Both the Emmett and Kansas City
hotels were down near the Kansas City railroad yards which once again
proved a flashpoint of labor trouble during the 1888 strike by the
Brotherhood of Locomotive Engineers against the Burlington. The strikers
rented T.L. Smith’s Hall at nearby South 7th and 16th Avenue as
headquarters and found strong support from the Knights of Labor. However,
the refusal of Milwaukee engineers and firemen to “go out” and join the
boycott of the Burlington led to the strike’s failure by the end of the
year.
The population of Council Bluffs
was almost 21,500 during the early 1890’s when the Hawkeye Mills stood at
South 6th and 11th Avenue, the Trinity Methodist Church was on the
southwest corner of South 4th and 9th Avenue, and five saloons and four
groceries were open on the east side of South Main between 9th and 11th
Avenues. David Bradley & Company was on the west side of the 1100 block of
South Main while the McFarlan Carriage Works on the northeast corner of
South 6th and 12th Avenue was the outlet for the company’s factory at
Connersville, Indiana. Outside the Implement District, Chicago’s Plano
Manufacturing had an implement warehouse at West Broadway and 32nd Street
a block south of A.C. Kellar’s Horse Collar Company, McConnell & Green’s
Agricultural Works produced a line of implements for a few years down on
South Avenue, and the Council Bluffs Canning Factory and Ogden Iron Works
were on the east side of South 10th at 11th Avenue. At the same time
Keystone and other wholesale implement houses were still clustered on
South Main and 15th Avenue near the Rock Island depot and also lined the
east side of South Main south of the Burlington freight house at 13th
Avenue. In 1891, westbound traffic on the Burlington included daily
freight trains #75 and 79; passenger trains # 11, 5, and 3; and the #7
Fast Mail. Daily eastbound Burlington trains (which first went south to
Pacific Junction) included passenger trains #4, 6, and 12; the #8 Fast
Mail, and the #80 freight. Implement warehouses had also appeared around
South 6th and 13th Avenue near the Milwaukee freight house and also around
the Wabash freight house on 12th Avenue east of South 4th Street. Deere &
Mansur also joined with Deere, Wells & Company in Council Bluffs in 1891
as the business had grown into “the leading and largest house of its kind
in the Northwest”.
Deere, Wells & Company’s local
dominance was contested after 1892 when Eli Shugart was named president of
the newly organized Pioneer Implement Company of Council Bluffs. Spurred
by the “necessity of the general agency or jobbing house on the Missouri”,
Pioneer Implement was headquartered in the imposing four-story brick
building with its array of Romanesque windows that continues to dominate
South Main at 10th Avenue. In addition to implements, Pioneer also offered
a wide line of horse-drawn vehicles, including phaetons, surreys, the
traditional one-horse sleigh ‘cutter’, Racine-Jackson spring buggies, and
Bennett & Frantz buggies. Shugart found continued success in the wholesale
implement and hardware business, helped organize the Citizens State Bank,
and eventually retired to his country estate “Edgewood” just east of
Council Bluffs. His Italianate home on South 6th was moved back to the
alley to make way for the architecturally unique Shugart Apartments still
situated on the corner of South 6th and 1st Avenue.
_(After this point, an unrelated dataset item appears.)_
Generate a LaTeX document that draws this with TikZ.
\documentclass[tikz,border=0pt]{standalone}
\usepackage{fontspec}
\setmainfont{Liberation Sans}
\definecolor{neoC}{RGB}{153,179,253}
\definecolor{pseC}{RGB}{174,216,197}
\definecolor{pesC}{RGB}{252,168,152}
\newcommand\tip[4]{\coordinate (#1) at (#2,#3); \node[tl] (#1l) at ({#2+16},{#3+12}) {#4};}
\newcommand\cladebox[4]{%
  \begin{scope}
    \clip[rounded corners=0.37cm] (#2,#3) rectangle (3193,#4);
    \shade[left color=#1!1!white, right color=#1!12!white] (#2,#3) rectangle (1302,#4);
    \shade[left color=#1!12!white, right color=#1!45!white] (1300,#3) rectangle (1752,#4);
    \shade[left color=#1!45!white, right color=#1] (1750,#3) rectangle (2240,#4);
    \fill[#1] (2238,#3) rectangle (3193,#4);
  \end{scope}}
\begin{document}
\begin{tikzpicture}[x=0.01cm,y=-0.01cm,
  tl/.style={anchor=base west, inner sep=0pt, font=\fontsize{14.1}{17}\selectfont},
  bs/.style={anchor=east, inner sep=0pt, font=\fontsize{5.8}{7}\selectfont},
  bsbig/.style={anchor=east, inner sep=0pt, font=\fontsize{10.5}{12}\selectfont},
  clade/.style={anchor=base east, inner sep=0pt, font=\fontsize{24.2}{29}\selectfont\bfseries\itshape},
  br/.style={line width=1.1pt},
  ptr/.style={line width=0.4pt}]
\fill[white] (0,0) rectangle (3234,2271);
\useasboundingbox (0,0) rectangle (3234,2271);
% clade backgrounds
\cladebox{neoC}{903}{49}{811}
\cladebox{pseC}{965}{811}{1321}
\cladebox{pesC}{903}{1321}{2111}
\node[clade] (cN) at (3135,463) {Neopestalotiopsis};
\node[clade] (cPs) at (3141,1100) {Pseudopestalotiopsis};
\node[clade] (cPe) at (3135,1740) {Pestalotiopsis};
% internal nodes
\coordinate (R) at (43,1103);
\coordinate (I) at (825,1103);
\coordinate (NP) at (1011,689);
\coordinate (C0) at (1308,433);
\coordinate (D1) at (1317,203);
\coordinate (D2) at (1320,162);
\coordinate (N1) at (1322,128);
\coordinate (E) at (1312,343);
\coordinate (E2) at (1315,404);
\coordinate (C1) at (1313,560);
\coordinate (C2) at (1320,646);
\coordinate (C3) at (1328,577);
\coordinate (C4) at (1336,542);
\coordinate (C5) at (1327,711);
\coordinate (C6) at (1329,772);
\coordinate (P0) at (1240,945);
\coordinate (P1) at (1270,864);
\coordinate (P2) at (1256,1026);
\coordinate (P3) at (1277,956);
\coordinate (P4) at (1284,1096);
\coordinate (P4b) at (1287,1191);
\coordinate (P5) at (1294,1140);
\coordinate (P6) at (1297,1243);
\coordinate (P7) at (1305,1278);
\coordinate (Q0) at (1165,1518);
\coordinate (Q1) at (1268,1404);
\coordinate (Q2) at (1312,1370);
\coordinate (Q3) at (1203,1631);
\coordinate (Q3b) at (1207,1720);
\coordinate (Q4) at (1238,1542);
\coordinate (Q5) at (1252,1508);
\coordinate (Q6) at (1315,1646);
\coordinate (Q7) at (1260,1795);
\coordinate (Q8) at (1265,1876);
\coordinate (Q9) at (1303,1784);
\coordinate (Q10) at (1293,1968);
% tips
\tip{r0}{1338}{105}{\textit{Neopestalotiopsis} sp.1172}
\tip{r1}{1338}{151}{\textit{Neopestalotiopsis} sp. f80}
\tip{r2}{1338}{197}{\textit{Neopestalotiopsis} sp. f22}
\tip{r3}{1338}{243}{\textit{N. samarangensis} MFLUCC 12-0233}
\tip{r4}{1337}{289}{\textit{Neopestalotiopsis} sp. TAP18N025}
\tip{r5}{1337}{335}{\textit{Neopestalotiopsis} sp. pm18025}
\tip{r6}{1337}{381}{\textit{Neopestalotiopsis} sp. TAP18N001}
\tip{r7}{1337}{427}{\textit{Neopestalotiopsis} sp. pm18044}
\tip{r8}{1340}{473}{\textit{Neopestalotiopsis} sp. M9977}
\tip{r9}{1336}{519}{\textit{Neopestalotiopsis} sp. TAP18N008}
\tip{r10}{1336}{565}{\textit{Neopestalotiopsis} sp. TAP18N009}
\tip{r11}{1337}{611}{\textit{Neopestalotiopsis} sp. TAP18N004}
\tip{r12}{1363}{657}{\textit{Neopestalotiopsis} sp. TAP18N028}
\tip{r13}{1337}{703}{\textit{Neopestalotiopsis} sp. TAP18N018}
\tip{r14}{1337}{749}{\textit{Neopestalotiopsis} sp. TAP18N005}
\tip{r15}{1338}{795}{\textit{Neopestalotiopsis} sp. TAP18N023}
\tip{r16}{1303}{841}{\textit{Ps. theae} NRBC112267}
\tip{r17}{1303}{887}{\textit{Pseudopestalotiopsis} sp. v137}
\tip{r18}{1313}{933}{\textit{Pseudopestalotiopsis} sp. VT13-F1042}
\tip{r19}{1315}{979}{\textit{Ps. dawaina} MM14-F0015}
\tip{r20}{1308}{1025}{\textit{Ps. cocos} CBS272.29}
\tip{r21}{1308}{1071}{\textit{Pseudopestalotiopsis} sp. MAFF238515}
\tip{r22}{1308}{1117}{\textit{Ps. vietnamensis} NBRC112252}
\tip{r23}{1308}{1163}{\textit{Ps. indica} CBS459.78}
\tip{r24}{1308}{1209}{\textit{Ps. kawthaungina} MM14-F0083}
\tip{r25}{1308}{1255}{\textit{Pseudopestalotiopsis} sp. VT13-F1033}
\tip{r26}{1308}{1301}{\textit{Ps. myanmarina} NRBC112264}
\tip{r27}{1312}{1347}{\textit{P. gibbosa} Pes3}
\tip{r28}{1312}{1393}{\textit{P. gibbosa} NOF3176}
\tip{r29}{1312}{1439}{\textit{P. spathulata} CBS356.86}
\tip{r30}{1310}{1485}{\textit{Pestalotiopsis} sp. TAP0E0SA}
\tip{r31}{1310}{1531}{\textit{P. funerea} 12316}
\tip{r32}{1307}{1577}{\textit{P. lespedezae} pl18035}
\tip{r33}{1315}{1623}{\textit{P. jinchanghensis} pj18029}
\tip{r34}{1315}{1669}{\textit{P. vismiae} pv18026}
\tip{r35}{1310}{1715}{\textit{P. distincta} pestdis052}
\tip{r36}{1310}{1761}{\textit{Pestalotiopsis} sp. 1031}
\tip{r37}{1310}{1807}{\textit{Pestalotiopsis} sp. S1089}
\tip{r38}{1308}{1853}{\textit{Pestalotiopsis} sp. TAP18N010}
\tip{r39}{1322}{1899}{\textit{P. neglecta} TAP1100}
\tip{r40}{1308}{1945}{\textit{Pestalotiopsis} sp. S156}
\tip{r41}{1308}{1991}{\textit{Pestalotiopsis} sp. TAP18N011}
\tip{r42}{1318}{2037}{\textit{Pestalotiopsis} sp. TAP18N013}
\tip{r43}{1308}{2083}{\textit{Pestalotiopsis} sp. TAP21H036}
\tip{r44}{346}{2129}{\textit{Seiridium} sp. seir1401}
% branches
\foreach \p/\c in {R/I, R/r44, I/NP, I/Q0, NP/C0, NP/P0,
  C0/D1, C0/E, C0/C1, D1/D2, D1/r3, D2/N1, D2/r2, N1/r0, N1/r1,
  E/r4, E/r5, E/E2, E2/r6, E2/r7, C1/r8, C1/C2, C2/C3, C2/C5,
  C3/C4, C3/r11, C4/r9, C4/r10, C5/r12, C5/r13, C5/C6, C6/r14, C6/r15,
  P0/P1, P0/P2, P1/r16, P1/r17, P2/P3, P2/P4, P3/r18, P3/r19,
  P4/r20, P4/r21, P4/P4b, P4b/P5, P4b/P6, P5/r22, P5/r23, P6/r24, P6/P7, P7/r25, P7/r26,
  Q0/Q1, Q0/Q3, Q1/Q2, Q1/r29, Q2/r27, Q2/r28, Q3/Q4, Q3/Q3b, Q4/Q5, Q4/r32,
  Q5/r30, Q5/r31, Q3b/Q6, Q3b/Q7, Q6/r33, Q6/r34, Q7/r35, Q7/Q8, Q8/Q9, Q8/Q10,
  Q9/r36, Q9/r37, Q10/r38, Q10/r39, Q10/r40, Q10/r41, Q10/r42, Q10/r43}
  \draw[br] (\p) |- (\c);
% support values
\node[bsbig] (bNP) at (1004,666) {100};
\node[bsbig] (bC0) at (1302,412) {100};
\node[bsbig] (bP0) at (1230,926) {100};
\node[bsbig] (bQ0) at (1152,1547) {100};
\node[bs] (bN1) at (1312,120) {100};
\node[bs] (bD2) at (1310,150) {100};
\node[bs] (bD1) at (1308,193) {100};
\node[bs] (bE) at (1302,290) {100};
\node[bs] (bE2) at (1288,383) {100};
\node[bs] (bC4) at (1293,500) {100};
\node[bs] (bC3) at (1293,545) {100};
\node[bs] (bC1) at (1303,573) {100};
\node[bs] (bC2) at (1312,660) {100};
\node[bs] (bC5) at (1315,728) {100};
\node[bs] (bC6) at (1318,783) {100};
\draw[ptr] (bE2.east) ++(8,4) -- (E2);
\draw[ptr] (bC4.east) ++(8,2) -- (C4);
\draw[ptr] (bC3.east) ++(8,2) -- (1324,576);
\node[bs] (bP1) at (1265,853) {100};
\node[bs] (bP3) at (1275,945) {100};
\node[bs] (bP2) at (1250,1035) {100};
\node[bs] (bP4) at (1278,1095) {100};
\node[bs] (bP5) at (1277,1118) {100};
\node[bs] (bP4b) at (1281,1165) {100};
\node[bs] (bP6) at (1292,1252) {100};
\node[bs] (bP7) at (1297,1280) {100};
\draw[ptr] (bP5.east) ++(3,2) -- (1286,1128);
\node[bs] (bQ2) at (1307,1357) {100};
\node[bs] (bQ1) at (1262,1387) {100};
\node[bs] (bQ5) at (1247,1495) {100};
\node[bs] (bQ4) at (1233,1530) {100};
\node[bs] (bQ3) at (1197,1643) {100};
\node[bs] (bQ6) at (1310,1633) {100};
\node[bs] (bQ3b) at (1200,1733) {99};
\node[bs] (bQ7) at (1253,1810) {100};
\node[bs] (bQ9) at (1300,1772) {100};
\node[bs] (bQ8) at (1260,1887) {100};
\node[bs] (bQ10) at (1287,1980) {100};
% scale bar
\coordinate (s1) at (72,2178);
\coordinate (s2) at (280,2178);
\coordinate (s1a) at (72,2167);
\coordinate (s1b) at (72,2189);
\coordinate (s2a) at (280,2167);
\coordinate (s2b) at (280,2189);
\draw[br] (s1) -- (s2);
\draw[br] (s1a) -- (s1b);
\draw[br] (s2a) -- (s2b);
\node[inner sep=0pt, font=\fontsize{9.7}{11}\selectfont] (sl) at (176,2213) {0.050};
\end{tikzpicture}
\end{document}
In 1892, St. Paul’s German
Lutheran Church was constructed at 627 7th Avenue and B.A. Wyman opened
the Council Bluffs & Omaha Transfer Company at 1005 South 4th in Council
Bluffs and 412 South 11th Street in Omaha. The C.B. & Omaha Transfer
employed “fifteen modern drays constantly moving all kinds of goods with
prompt dispatch…” English Swedenborgians Edwin and Sarah Children also
first arrived in Council Bluffs in 1892 and E. Children’s Sons
Manufacturing soon opened south of the Implement District. Frank R.
Children was manager of the factory on South Avenue which employed 80
workers to produce cultivators, sweep rakes, hay stackers, and feed mills.
Another large dealer outside the Implement District was Henry H. Van Brunt
with 65 styles of “carriages, buggies, coupes, surreys phaetons, wagons
and bicycles” available at his store at 12-22 South 4th Street with
extensive warehouses at 10th Street and West Broadway near the Chicago &
Northwestern depot. Van Brunt also housed the local offices for the Rock
Island Plow, J. Thompson & Sons, George W. Brown & Co., F.B. Tait & Co.,
and Haworth & Sons. Van Brunt’s financial success also led to his election
on the city council and a mansion at 203 Bluff Street built in 1890.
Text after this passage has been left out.